▶ **TASK OBJECTIVE**
Keep only the lines where "this" appears.

Code that draws figures
►

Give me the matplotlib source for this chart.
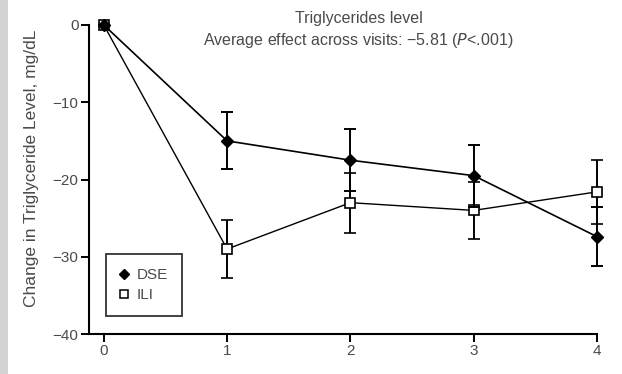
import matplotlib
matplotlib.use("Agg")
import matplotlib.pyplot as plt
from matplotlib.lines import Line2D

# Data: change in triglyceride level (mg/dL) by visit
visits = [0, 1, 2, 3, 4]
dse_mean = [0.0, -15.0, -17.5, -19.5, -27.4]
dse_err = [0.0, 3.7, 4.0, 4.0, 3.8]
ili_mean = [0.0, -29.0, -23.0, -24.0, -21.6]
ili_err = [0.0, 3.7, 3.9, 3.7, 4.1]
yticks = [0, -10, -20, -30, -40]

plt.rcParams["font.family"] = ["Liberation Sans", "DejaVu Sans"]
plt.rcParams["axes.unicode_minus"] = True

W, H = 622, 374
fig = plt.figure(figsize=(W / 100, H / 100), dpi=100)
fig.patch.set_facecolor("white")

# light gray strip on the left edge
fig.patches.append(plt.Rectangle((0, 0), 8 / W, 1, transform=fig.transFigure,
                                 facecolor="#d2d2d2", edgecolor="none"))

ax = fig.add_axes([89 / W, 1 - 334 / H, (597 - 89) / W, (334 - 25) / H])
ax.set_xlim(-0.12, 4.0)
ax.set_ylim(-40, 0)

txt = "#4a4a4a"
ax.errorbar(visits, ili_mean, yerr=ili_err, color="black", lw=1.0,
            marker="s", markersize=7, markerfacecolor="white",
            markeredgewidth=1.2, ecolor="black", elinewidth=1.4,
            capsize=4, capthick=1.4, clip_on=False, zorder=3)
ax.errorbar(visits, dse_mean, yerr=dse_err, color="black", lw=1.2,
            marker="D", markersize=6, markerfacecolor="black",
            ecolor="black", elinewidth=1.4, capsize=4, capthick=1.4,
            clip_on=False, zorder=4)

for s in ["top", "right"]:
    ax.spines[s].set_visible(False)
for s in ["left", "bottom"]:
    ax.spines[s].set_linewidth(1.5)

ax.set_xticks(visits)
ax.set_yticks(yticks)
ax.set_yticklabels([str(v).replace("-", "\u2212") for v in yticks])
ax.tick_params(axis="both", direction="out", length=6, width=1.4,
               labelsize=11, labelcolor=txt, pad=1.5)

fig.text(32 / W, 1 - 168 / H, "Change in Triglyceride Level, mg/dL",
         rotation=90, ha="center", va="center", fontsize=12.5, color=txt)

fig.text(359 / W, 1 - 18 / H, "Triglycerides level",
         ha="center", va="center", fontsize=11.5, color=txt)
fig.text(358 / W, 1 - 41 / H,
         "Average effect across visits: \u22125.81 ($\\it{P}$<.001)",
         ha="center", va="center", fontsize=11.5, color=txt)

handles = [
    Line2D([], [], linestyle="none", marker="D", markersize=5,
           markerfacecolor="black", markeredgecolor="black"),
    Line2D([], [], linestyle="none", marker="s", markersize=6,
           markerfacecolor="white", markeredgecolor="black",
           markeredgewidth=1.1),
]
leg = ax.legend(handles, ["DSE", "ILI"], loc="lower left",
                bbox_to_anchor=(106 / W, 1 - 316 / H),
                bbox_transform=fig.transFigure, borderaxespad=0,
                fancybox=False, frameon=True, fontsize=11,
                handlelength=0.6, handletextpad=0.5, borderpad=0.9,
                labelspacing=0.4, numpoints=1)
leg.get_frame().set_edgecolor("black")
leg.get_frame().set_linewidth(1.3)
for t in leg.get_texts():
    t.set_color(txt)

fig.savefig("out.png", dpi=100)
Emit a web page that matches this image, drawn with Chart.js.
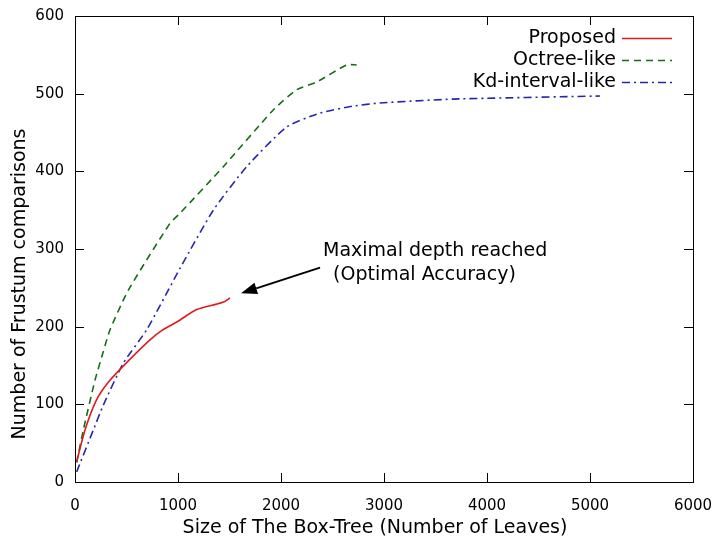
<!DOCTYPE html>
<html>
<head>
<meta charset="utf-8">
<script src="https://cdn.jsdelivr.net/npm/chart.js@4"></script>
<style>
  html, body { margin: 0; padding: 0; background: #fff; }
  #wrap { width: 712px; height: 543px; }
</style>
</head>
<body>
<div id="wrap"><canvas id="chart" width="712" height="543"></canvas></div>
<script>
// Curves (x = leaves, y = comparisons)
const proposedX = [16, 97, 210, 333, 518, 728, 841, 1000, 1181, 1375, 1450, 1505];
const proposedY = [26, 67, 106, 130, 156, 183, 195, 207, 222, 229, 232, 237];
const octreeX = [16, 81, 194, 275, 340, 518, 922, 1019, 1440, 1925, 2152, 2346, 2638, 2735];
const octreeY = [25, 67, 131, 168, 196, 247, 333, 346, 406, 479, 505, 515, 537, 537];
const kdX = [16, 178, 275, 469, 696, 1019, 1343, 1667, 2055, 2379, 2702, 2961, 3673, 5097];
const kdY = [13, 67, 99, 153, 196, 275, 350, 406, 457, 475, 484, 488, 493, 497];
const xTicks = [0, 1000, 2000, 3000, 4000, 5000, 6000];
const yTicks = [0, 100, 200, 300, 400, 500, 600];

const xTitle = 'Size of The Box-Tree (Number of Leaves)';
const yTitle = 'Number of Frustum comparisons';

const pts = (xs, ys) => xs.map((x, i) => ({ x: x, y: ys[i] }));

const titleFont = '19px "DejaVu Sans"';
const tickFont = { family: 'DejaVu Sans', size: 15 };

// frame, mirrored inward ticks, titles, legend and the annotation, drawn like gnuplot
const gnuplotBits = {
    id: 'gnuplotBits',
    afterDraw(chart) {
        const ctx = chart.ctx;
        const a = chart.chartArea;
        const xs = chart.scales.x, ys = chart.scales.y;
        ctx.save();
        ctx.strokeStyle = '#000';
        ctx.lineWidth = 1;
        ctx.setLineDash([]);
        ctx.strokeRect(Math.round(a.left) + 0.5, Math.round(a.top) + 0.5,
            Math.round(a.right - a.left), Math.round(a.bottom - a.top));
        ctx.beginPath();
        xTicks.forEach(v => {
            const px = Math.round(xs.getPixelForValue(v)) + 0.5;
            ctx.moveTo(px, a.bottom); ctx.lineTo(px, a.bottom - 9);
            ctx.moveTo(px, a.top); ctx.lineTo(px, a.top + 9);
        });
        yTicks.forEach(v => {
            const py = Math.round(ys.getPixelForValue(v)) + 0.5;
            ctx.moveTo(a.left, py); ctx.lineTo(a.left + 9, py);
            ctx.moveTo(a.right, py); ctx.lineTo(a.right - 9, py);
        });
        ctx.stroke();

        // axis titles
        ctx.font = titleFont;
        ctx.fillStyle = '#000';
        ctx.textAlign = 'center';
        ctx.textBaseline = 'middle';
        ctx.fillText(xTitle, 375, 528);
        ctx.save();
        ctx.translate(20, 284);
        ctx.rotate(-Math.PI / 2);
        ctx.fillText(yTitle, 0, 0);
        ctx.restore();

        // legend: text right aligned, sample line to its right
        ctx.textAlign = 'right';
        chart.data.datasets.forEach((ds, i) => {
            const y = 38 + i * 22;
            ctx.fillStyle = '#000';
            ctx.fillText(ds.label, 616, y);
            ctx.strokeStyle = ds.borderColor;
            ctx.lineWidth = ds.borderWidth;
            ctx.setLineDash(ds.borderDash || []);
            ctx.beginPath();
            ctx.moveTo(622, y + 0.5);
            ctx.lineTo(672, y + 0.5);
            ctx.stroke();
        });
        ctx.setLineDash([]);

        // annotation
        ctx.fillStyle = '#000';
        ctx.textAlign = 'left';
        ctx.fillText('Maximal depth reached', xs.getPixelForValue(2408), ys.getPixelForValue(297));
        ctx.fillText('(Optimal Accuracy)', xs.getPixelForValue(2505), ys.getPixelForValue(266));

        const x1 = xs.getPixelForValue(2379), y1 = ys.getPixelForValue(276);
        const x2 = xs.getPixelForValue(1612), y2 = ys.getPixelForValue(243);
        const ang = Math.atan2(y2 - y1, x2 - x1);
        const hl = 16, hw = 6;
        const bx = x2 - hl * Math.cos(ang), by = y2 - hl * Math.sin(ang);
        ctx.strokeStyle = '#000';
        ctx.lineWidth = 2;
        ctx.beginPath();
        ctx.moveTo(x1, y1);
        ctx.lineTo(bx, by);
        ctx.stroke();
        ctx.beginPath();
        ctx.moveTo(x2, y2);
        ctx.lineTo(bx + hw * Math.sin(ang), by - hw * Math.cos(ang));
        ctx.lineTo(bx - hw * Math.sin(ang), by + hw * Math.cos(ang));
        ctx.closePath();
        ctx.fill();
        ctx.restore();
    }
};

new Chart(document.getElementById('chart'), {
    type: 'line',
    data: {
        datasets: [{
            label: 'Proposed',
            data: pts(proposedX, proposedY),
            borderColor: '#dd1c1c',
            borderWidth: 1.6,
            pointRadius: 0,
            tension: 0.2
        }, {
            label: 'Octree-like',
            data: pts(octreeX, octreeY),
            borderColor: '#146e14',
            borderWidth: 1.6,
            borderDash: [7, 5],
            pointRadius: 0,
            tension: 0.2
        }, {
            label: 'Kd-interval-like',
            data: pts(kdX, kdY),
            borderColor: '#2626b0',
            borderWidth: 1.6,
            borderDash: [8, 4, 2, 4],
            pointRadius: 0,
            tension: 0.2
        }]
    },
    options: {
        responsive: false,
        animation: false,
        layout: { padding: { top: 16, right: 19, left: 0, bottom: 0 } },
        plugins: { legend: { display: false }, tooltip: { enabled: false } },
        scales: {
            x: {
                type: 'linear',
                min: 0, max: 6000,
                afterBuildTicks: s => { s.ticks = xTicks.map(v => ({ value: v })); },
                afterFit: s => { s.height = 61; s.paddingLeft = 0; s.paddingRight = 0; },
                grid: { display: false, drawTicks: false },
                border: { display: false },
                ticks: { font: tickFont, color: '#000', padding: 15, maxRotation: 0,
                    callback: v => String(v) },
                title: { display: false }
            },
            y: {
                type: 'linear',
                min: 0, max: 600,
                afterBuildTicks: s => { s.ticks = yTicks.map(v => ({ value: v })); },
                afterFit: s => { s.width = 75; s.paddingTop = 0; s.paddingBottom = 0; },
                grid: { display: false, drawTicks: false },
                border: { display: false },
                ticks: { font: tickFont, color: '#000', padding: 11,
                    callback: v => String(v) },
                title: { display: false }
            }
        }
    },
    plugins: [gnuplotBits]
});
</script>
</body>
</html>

◄

▶ **THE ANSWER**
Give me the matplotlib source for this chart.
Emit a web page that matches this image, drawn with Chart.js.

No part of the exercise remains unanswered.